35026 | Okla. | Apr 8, 1952

206 Okla. 458" court="Okla." date_filed="1952-04-08" href="https://app.midpage.ai/document/liles-v-smith-1114422?utm_source=webapp" opinion_id="1114422">206 Okla. 458 (1952)
244 P.2d 582" court="Okla." date_filed="1952-04-08" href="https://app.midpage.ai/document/liles-v-smith-1114422?utm_source=webapp" opinion_id="1114422">244 P.2d 582

LILES
v.
SMITH et al.

No. 35026.

Supreme Court of Oklahoma.

April 8, 1952.
Rehearing Denied May 20, 1952.

*459 Young, Young & Young, Sapulpa, Pinson, Lupardus & Carlson, and H. Taylor Collins, Tulsa, for plaintiff in error.

Thos. S. Harris and T.L. Blakemore, Sapulpa, for defendants in error.

WELCH, J.

This is a contest between plaintiff and the school district as to the title to a small tract of land about two acres in the southwest corner of an 80-acre tract of land.

Essentially the facts are that the 80-acre tract was owned by one Allen shortly after the turn of the century. About 1908, when the owner Allen was four or five years old, the school district erected a school building on the southwest corner of the 80-acre tract and on the approximately two acres involved in this action. From that time until the present a school building has occupied the premises and public school has been there conducted. During that period of approximately 44 years different buildings have been constructed, the present one being a substantial brick structure.

The original owner Allen continued as the record owner of the 80 acres until 1946 when he sold and conveyed same to plaintiff, Liles. Thereafter plaintiff claimed ownership of the school premises and commenced this action.

The controlling question is whether the school district occupied the school site adversely so as to acquire title by prescription or whether the use and occupancy was permissive so as to make the school district a licensee and so that ownership remained in Allen and passed by his conveyance to Liles.

It was plaintiff's contention that in the beginning oral permission was given by Allen's father to use and occupy one acre in the southwest corner of the 80-acre tract for school site with continuing right as long as the said acre should be used for school purposes, and that the facts here bring this case under the permissive use rule as applied in Herbert v. Forman, 198 Okla. 637" court="Okla." date_filed="1947-05-06" href="https://app.midpage.ai/document/herbert-v-forman-5144597?utm_source=webapp" opinion_id="5144597">198 Okla. 637, 181 P.2d 257, and Caldwell v. Scivally, 118 Okla. 1" court="Okla." date_filed="1926-01-26" href="https://app.midpage.ai/document/caldwell-v-scivally-3825452?utm_source=webapp" opinion_id="3825452">118 Okla. 1, 246 P. 879.

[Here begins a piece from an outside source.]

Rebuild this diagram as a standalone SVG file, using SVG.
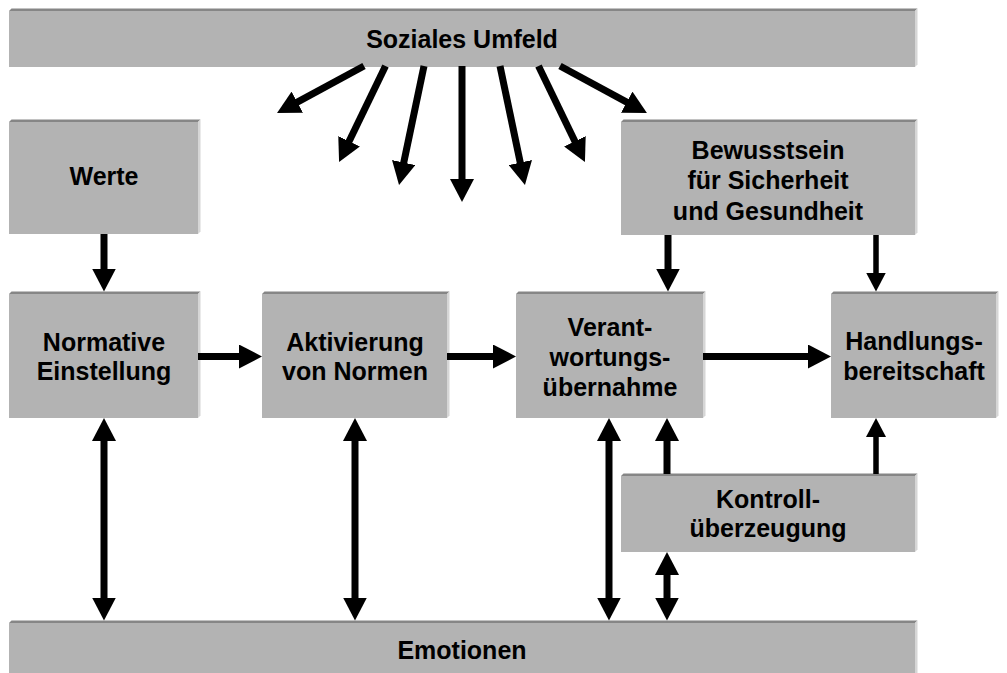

The court found that the school district was in the possession and use of a tract described by metes and bounds containing about 2 acres and "that said school district has been in the open, notorious, hostile, adverse, and continuous possession thereof since the year 1908, under claim of right, occupying and using same for public school purposes at all times, thereby acquiring a title thereto by prescription; and that the plaintiff, Sam Liles, has no right, title or interest therein or thereto," and the title of school district was quieted in the school district to that tract described by metes and bounds and located in the southwest corner of the 80-acre tract of land.

It is quite evident that the trial court took the view that the evidence of plaintiff was not sufficient to bring this case under the rule of permissive use and that under all the evidence there could be no application of that rule so as to retain title in Allen and in this plaintiff after the exclusive use all these years as shown. We cannot say that such finding is clearly against the weight of the evidence.

Plaintiff in this action is willing for the school district to continue in its *460 right to use one acre, but we observe that the brick building itself extends over and beyond the one acre line. We observe also the suggestion without contradiction that when the owner Allen became of legal age about 1925, that he could have ejected the school district, but he did not do so. There is indication in his brief that plaintiff is willing for the school district to use more than one acre, and to use the approximately two acres involved in this action for so long as the same shall be used for school purposes, but we do not consider that view or attitude as of any controlling importance or effect in the case.

We have examined the record and heard oral argument and are convinced that the findings and judgment of the trial court are sustained by the evidence and are not clearly against the weight of the evidence.

It is our conclusion that in view of the trial court's findings this case is not distinguishable from the case of James v. Union Graded School District No. 2, Muskogee County, 201 Okla. 573, 207 P.2d 241; that this case is controlled by that decision, and that in view of the statements and conclusions set out in that decision it is not necessary to dwell further upon the facts of this case or the reason for the conclusions of law and fact here applied.

The judgment quieted the school district's title to about two acres of land described in the judgment by metes and bounds, and for the reason stated, the judgment is affirmed.

CORN, GIBSON, DAVISON, JOHNSON and BINGAMAN, JJ., concur. HALLEY, V.C.J., dissents.